## PROBLEM TO SOLVE
Write out every line of the material as it stands, apart from the pictures.

## SOURCE MATERIAL
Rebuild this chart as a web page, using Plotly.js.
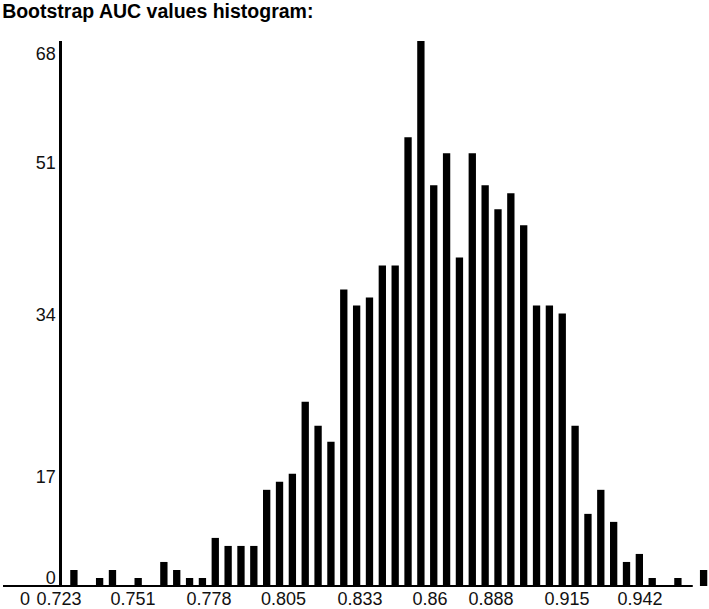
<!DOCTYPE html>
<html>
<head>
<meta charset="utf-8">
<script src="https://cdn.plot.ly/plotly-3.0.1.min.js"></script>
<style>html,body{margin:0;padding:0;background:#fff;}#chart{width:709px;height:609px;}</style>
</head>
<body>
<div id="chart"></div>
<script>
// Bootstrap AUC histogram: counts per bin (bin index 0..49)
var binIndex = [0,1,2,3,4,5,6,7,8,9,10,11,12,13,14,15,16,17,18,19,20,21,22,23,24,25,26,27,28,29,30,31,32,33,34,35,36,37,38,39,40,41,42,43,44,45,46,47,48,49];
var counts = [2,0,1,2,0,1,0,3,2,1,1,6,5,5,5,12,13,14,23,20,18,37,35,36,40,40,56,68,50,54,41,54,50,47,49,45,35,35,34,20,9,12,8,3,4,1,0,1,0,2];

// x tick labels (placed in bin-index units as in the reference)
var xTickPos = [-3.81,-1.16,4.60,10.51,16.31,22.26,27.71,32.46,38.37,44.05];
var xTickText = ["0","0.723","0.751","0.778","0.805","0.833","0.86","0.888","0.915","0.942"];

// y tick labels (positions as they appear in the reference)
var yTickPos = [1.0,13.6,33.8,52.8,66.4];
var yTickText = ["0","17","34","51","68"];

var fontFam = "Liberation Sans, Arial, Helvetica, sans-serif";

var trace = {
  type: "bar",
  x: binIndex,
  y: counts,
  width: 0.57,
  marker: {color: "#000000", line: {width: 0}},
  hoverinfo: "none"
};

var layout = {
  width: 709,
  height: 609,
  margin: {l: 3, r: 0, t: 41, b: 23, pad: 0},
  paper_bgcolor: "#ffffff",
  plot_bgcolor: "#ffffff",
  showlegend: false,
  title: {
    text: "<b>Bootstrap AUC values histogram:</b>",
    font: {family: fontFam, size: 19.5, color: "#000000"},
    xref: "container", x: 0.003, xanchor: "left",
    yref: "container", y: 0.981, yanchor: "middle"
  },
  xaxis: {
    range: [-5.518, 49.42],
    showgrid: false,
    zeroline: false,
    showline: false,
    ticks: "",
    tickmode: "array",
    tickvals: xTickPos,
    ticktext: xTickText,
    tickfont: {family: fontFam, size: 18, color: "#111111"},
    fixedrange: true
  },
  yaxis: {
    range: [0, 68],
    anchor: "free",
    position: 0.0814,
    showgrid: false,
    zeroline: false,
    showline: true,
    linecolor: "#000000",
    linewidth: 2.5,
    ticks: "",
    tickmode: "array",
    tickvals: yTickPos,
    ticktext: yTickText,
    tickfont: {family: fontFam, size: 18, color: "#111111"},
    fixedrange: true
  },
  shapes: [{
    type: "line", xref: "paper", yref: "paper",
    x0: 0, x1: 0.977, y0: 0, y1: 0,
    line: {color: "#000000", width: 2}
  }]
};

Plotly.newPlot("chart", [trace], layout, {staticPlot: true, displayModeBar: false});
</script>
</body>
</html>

## OUTPUT FOR THIS TASK
Rebuild this chart as a web page, using Plotly.js.
<!DOCTYPE html>
<html>
<head>
<meta charset="utf-8">
<script src="https://cdn.plot.ly/plotly-3.0.1.min.js"></script>
<style>html,body{margin:0;padding:0;background:#fff;}#chart{width:709px;height:609px;}</style>
</head>
<body>
<div id="chart"></div>
<script>
// Bootstrap AUC histogram: counts per bin (bin index 0..49)
var binIndex = [0,1,2,3,4,5,6,7,8,9,10,11,12,13,14,15,16,17,18,19,20,21,22,23,24,25,26,27,28,29,30,31,32,33,34,35,36,37,38,39,40,41,42,43,44,45,46,47,48,49];
var counts = [2,0,1,2,0,1,0,3,2,1,1,6,5,5,5,12,13,14,23,20,18,37,35,36,40,40,56,68,50,54,41,54,50,47,49,45,35,35,34,20,9,12,8,3,4,1,0,1,0,2];

// x tick labels (placed in bin-index units as in the reference)
var xTickPos = [-3.81,-1.16,4.60,10.51,16.31,22.26,27.71,32.46,38.37,44.05];
var xTickText = ["0","0.723","0.751","0.778","0.805","0.833","0.86","0.888","0.915","0.942"];

// y tick labels (positions as they appear in the reference)
var yTickPos = [1.0,13.6,33.8,52.8,66.4];
var yTickText = ["0","17","34","51","68"];

var fontFam = "Liberation Sans, Arial, Helvetica, sans-serif";

var trace = {
  type: "bar",
  x: binIndex,
  y: counts,
  width: 0.57,
  marker: {color: "#000000", line: {width: 0}},
  hoverinfo: "none"
};

var layout = {
  width: 709,
  height: 609,
  margin: {l: 3, r: 0, t: 41, b: 23, pad: 0},
  paper_bgcolor: "#ffffff",
  plot_bgcolor: "#ffffff",
  showlegend: false,
  title: {
    text: "<b>Bootstrap AUC values histogram:</b>",
    font: {family: fontFam, size: 19.5, color: "#000000"},
    xref: "container", x: 0.003, xanchor: "left",
    yref: "container", y: 0.981, yanchor: "middle"
  },
  xaxis: {
    range: [-5.518, 49.42],
    showgrid: false,
    zeroline: false,
    showline: false,
    ticks: "",
    tickmode: "array",
    tickvals: xTickPos,
    ticktext: xTickText,
    tickfont: {family: fontFam, size: 18, color: "#111111"},
    fixedrange: true
  },
  yaxis: {
    range: [0, 68],
    anchor: "free",
    position: 0.0814,
    showgrid: false,
    zeroline: false,
    showline: true,
    linecolor: "#000000",
    linewidth: 2.5,
    ticks: "",
    tickmode: "array",
    tickvals: yTickPos,
    ticktext: yTickText,
    tickfont: {family: fontFam, size: 18, color: "#111111"},
    fixedrange: true
  },
  shapes: [{
    type: "line", xref: "paper", yref: "paper",
    x0: 0, x1: 0.977, y0: 0, y1: 0,
    line: {color: "#000000", width: 2}
  }]
};

Plotly.newPlot("chart", [trace], layout, {staticPlot: true, displayModeBar: false});
</script>
</body>
</html>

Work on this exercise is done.